--- start ---

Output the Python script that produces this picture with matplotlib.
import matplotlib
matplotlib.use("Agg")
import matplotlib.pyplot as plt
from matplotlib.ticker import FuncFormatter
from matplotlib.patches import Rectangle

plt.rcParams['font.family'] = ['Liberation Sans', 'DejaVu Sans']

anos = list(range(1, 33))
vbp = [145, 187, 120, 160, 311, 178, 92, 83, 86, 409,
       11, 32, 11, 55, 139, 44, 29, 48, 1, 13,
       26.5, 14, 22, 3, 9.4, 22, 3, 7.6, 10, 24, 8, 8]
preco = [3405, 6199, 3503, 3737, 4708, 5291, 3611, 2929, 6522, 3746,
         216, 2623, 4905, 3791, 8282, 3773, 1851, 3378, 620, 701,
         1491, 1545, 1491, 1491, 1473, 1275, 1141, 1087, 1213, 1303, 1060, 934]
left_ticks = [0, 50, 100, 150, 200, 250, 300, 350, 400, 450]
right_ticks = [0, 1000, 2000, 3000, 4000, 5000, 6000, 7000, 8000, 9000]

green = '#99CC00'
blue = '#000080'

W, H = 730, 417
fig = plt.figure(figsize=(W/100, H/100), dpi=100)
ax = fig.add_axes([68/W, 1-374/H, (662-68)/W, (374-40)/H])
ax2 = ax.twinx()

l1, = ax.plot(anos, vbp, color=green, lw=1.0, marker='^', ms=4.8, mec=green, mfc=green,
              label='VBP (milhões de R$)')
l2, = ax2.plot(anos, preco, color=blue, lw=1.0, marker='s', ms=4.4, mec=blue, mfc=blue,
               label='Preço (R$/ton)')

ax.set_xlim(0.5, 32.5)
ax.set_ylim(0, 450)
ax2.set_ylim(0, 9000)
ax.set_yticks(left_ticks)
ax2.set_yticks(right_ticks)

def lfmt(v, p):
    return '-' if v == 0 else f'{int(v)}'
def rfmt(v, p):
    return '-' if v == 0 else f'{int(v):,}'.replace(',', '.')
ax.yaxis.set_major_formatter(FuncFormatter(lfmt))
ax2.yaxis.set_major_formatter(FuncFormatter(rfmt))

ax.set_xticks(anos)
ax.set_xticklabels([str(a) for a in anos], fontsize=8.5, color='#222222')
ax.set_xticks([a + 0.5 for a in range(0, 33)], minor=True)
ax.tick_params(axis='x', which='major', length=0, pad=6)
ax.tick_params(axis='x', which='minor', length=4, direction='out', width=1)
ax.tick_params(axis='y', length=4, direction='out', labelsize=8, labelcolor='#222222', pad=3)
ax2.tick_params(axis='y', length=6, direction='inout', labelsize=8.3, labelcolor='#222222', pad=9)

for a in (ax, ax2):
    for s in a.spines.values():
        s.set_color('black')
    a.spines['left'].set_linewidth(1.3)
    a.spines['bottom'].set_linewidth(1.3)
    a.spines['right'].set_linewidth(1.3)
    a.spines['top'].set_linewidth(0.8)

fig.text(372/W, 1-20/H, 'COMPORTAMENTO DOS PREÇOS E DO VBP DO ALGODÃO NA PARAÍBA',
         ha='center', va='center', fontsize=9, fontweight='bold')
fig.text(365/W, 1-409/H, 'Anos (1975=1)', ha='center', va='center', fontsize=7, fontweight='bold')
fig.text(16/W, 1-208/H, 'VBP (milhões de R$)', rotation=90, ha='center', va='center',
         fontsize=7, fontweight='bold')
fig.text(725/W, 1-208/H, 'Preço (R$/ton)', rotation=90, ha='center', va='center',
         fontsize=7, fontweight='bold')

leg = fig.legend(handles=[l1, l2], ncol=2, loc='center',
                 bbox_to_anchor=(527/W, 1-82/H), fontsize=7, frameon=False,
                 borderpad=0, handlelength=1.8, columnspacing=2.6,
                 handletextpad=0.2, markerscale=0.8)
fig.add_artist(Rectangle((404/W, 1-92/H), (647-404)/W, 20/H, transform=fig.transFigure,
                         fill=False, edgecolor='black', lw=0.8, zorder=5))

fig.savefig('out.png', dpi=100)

--- end ---

▶ TASK
Your answer should be exactly the lines of the data above, from the first through the line containing "blue = '#000080'".

▶ CORRECT OUTPUT
Output the Python script that produces this picture with matplotlib.
import matplotlib
matplotlib.use("Agg")
import matplotlib.pyplot as plt
from matplotlib.ticker import FuncFormatter
from matplotlib.patches import Rectangle

plt.rcParams['font.family'] = ['Liberation Sans', 'DejaVu Sans']

anos = list(range(1, 33))
vbp = [145, 187, 120, 160, 311, 178, 92, 83, 86, 409,
       11, 32, 11, 55, 139, 44, 29, 48, 1, 13,
       26.5, 14, 22, 3, 9.4, 22, 3, 7.6, 10, 24, 8, 8]
preco = [3405, 6199, 3503, 3737, 4708, 5291, 3611, 2929, 6522, 3746,
         216, 2623, 4905, 3791, 8282, 3773, 1851, 3378, 620, 701,
         1491, 1545, 1491, 1491, 1473, 1275, 1141, 1087, 1213, 1303, 1060, 934]
left_ticks = [0, 50, 100, 150, 200, 250, 300, 350, 400, 450]
right_ticks = [0, 1000, 2000, 3000, 4000, 5000, 6000, 7000, 8000, 9000]

green = '#99CC00'
blue = '#000080'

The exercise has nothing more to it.